Work to do
Output every line exactly as written. Leave out pictures.

Collected data
□ □ □ □ □

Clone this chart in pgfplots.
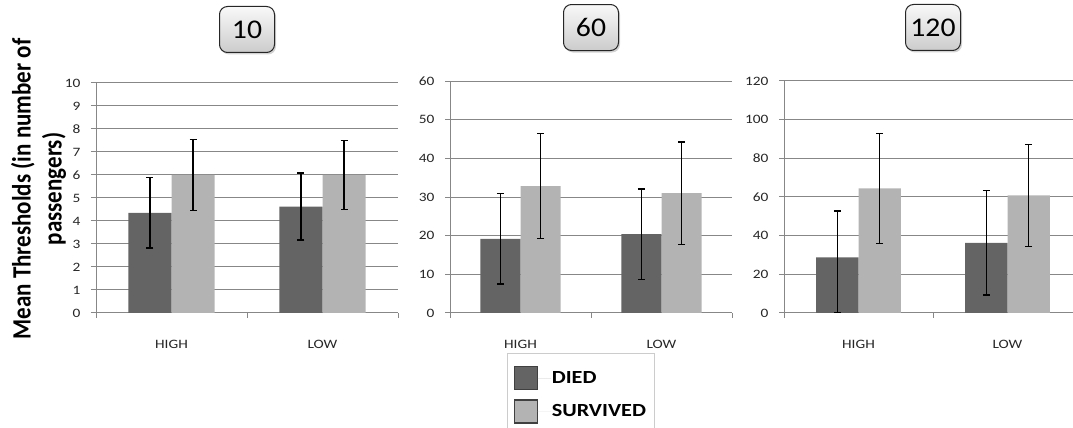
\documentclass[border=0pt]{standalone}
\usepackage{fontspec}
\setmainfont{Carlito}
\newfontfamily\cw[FakeStretch=1.2]{Carlito}
\newfontfamily\cwt[FakeStretch=1.1]{Carlito}
\usepackage{graphicx}
\usepackage{pgfplots}
\pgfplotsset{compat=1.18}
\usetikzlibrary{shadows}
\definecolor{died}{HTML}{646464}
\definecolor{surv}{HTML}{B3B3B3}
\definecolor{gridc}{HTML}{878787}
\pgfplotsset{
  panel/.style={
    ybar, scale only axis, height=231pt,
    xmin=-0.5, xmax=1.5, ymin=0,
    xtick={-0.5,0.5,1.5}, xticklabels={HIGH,LOW}, x tick label as interval,
    axis x line*=bottom, axis y line*=left,
    axis line style={gridc, line width=1pt},
    tick align=outside, major tick length=5pt,
    tick style={gridc, line width=1pt},
    ymajorgrids, grid style={gridc, line width=1pt},
    bar width=0.285,
    tick label style={font=\cw\fontsize{12.8}{14}\selectfont, text=black!85},
    /pgf/number format/assume math mode=true,
    xticklabel style={yshift=-19pt},
    yticklabel style={xshift=-7pt},
    title style={at={(0.5,1)}, anchor=south, yshift=24pt, draw=black!85,
      line width=1pt, rounded corners=8pt, top color=gray!5, bottom color=gray!40,
      minimum width=55pt, minimum height=46pt, inner sep=2pt,
      font=\cwt\fontsize{27}{30}\selectfont, drop shadow={opacity=0.35, shadow xshift=1.5pt, shadow yshift=-2pt}},
  },
  ebars/.style={
    error bars/y dir=both, error bars/y explicit,
    error bars/error bar style={black, line width=1.3pt},
    error bars/error mark options={rotate=90, black, line width=1.3pt, mark size=3.5pt}},
  sqlegend/.style={legend image code/.code={\draw[##1, draw=black!75, line width=1.2pt] (0pt,-11.5pt) rectangle (23pt,11.5pt); \path (0pt,0pt) -- (36pt,0pt);}},
  dstyle/.style={fill=died, draw=none, bar shift=-0.1425, ebars, sqlegend},
  sstyle/.style={fill=surv, draw=none, bar shift=0.1425, ebars, sqlegend},
}
\begin{document}
\begin{tikzpicture}
\useasboundingbox (0pt,0pt) rectangle (1073pt,428pt);
\node[rotate=90, inner sep=0pt] at (40pt,239pt) {\fontsize{23}{27}\selectfont\bfseries\scalebox{1}[1.15]{\begin{tabular}{@{}c@{}}Mean Thresholds (in number of\\passengers)\end{tabular}}};
% Panel 10
\begin{axis}[panel, at={(96pt,115pt)}, anchor=south west, width=302pt, height=230pt,
  ymax=10, ytick={0,1,...,10}, title={10}]
\addplot+[dstyle] coordinates {(0,4.35) +- (0,1.53) (1,4.63) +- (0,1.46)};
\addplot+[sstyle] coordinates {(0,6.0) +- (0,1.55) (1,6.0) +- (0,1.51)};
\end{axis}
% Panel 60
\begin{axis}[panel, at={(450pt,115pt)}, anchor=south west, width=282pt, height=232pt,
  ymax=60, ytick={0,10,...,60}, title={60},
  legend style={at={(0.202,-0.172)}, anchor=north west, draw=black!20, fill=white,
    font=\cw\fontsize{18.5}{20}\selectfont\bfseries, inner xsep=7pt, inner ysep=13pt,
    row sep=9pt, nodes={inner sep=1pt, anchor=west}},
  legend cell align=left]
\addplot+[dstyle] coordinates {(0,19.2) +- (0,11.7) (1,20.4) +- (0,11.7)};
\addplot+[sstyle] coordinates {(0,32.8) +- (0,13.6) (1,31.0) +- (0,13.2)};
\legend{DIED,SURVIVED}
\end{axis}
% Panel 120
\begin{axis}[panel, at={(784pt,115pt)}, anchor=south west, width=298pt, height=232pt,
  ymax=120, ytick={0,20,...,120}, title={120}]
\addplot+[dstyle] coordinates {(0,28.8) += (0,24.0) -= (0,28.8) (1,36.3) +- (0,27.0)};
\addplot+[sstyle] coordinates {(0,64.5) +- (0,28.4) (1,60.8) +- (0,26.4)};
\end{axis}
\end{tikzpicture}
\end{document}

□ □ □ □ □

The output
Clone this chart in pgfplots.
\documentclass[border=0pt]{standalone}
\usepackage{fontspec}
\setmainfont{Carlito}
\newfontfamily\cw[FakeStretch=1.2]{Carlito}
\newfontfamily\cwt[FakeStretch=1.1]{Carlito}
\usepackage{graphicx}
\usepackage{pgfplots}
\pgfplotsset{compat=1.18}
\usetikzlibrary{shadows}
\definecolor{died}{HTML}{646464}
\definecolor{surv}{HTML}{B3B3B3}
\definecolor{gridc}{HTML}{878787}
\pgfplotsset{
  panel/.style={
    ybar, scale only axis, height=231pt,
    xmin=-0.5, xmax=1.5, ymin=0,
    xtick={-0.5,0.5,1.5}, xticklabels={HIGH,LOW}, x tick label as interval,
    axis x line*=bottom, axis y line*=left,
    axis line style={gridc, line width=1pt},
    tick align=outside, major tick length=5pt,
    tick style={gridc, line width=1pt},
    ymajorgrids, grid style={gridc, line width=1pt},
    bar width=0.285,
    tick label style={font=\cw\fontsize{12.8}{14}\selectfont, text=black!85},
    /pgf/number format/assume math mode=true,
    xticklabel style={yshift=-19pt},
    yticklabel style={xshift=-7pt},
    title style={at={(0.5,1)}, anchor=south, yshift=24pt, draw=black!85,
      line width=1pt, rounded corners=8pt, top color=gray!5, bottom color=gray!40,
      minimum width=55pt, minimum height=46pt, inner sep=2pt,
      font=\cwt\fontsize{27}{30}\selectfont, drop shadow={opacity=0.35, shadow xshift=1.5pt, shadow yshift=-2pt}},
  },
  ebars/.style={
    error bars/y dir=both, error bars/y explicit,
    error bars/error bar style={black, line width=1.3pt},
    error bars/error mark options={rotate=90, black, line width=1.3pt, mark size=3.5pt}},
  sqlegend/.style={legend image code/.code={\draw[##1, draw=black!75, line width=1.2pt] (0pt,-11.5pt) rectangle (23pt,11.5pt); \path (0pt,0pt) -- (36pt,0pt);}},
  dstyle/.style={fill=died, draw=none, bar shift=-0.1425, ebars, sqlegend},
  sstyle/.style={fill=surv, draw=none, bar shift=0.1425, ebars, sqlegend},
}
\begin{document}
\begin{tikzpicture}
\useasboundingbox (0pt,0pt) rectangle (1073pt,428pt);
\node[rotate=90, inner sep=0pt] at (40pt,239pt) {\fontsize{23}{27}\selectfont\bfseries\scalebox{1}[1.15]{\begin{tabular}{@{}c@{}}Mean Thresholds (in number of\\passengers)\end{tabular}}};
% Panel 10
\begin{axis}[panel, at={(96pt,115pt)}, anchor=south west, width=302pt, height=230pt,
  ymax=10, ytick={0,1,...,10}, title={10}]
\addplot+[dstyle] coordinates {(0,4.35) +- (0,1.53) (1,4.63) +- (0,1.46)};
\addplot+[sstyle] coordinates {(0,6.0) +- (0,1.55) (1,6.0) +- (0,1.51)};
\end{axis}
% Panel 60
\begin{axis}[panel, at={(450pt,115pt)}, anchor=south west, width=282pt, height=232pt,
  ymax=60, ytick={0,10,...,60}, title={60},
  legend style={at={(0.202,-0.172)}, anchor=north west, draw=black!20, fill=white,
    font=\cw\fontsize{18.5}{20}\selectfont\bfseries, inner xsep=7pt, inner ysep=13pt,
    row sep=9pt, nodes={inner sep=1pt, anchor=west}},
  legend cell align=left]
\addplot+[dstyle] coordinates {(0,19.2) +- (0,11.7) (1,20.4) +- (0,11.7)};
\addplot+[sstyle] coordinates {(0,32.8) +- (0,13.6) (1,31.0) +- (0,13.2)};
\legend{DIED,SURVIVED}
\end{axis}
% Panel 120
\begin{axis}[panel, at={(784pt,115pt)}, anchor=south west, width=298pt, height=232pt,
  ymax=120, ytick={0,20,...,120}, title={120}]
\addplot+[dstyle] coordinates {(0,28.8) += (0,24.0) -= (0,28.8) (1,36.3) +- (0,27.0)};
\addplot+[sstyle] coordinates {(0,64.5) +- (0,28.4) (1,60.8) +- (0,26.4)};
\end{axis}
\end{tikzpicture}
\end{document}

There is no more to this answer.